C3: The Bilingual Benchmark Revolutionizing Complex Spoken Dialogue Evaluation

Challenges in Spoken Dialogue Modeling

Spoken Dialogue Models (SDMs) are crucial for enabling natural and seamless voice interactions between humans and AI systems. Unlike text-based Large Language Models, SDMs face unique challenges due to the complexity of spoken language, including phonological ambiguity, semantic ambiguity, omissions, coreferences, and multi-turn interactions. These complexities are particularly pronounced in tonal languages like Chinese, where intonation can drastically change meaning.

Introducing the C3 Benchmark

The new C3 benchmark dataset addresses these challenges by providing a bilingual evaluation framework across English and Chinese. It includes 1,079 instances spanning five critical phenomena: phonological ambiguity, semantic ambiguity, omission, coreference, and multi-turn interaction. The dataset features paired audio-text samples (1,586 pairs due to multi-turn dialogues) with rigorous manual quality controls, including regenerated or human-voiced audio to ensure clarity and consistent timbre.

Evaluation Methodology: Leveraging LLMs and Human Judgments

C3 employs an innovative evaluation method using large language models (LLMs) such as GPT-4o and DeepSeek-R1 as automatic judges. These models assess SDM responses with high correlation to human raters (Pearson and Spearman coefficients above 0.87). The evaluation covers transcription comparisons for most tasks, while human annotation is used for audio-specific phenomena like intonation. Task-specific metrics measure both detection and resolution accuracy for omission and coreference.
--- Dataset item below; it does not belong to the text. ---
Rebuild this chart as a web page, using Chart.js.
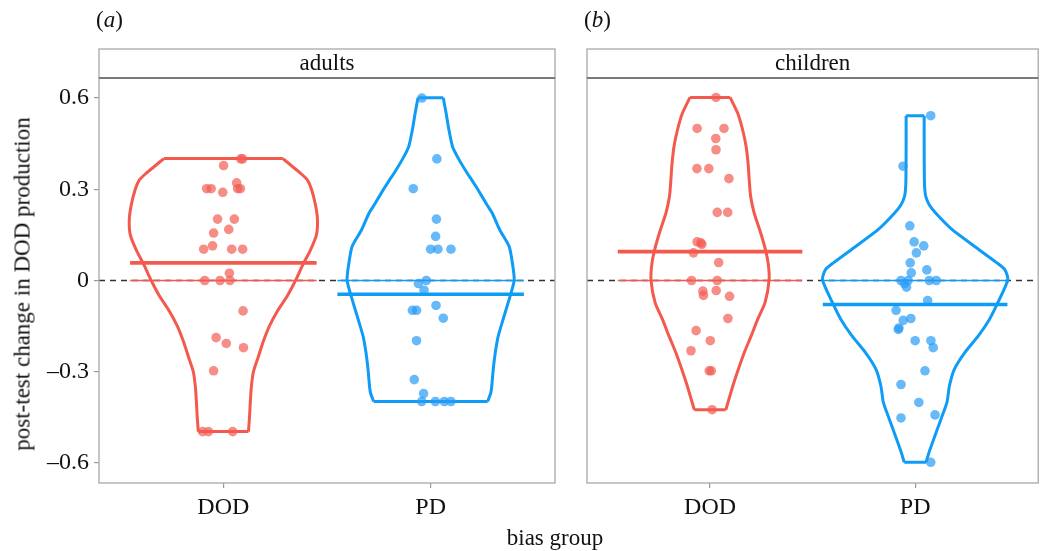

Benchmark Results and Insights

Testing six state-of-the-art SDMs revealed several insights:

Ambiguity (phonological and semantic) is more difficult for SDMs than context-dependent tasks.
Performance is generally better in English than in Chinese, highlighting language-specific challenges.
Different models excel in different areas; for example, Qwen2.5-Omni shows strength in multi-turn context tracking, whereas GPT-4o-Audio-Preview performs better at ambiguity resolution in English.
Detecting omissions and coreferences is easier than resolving them, indicating distinct challenges in understanding versus responding.

Impact on Future Research

C3 highlights the gap between current SDM capabilities and human-level performance, especially in handling complex conversational phenomena and language-specific features. By offering an open-source, bilingual, and comprehensive benchmark, C3 paves the way for future research to develop more sophisticated spoken dialogue systems that can better interpret and generate natural conversations in multiple languages.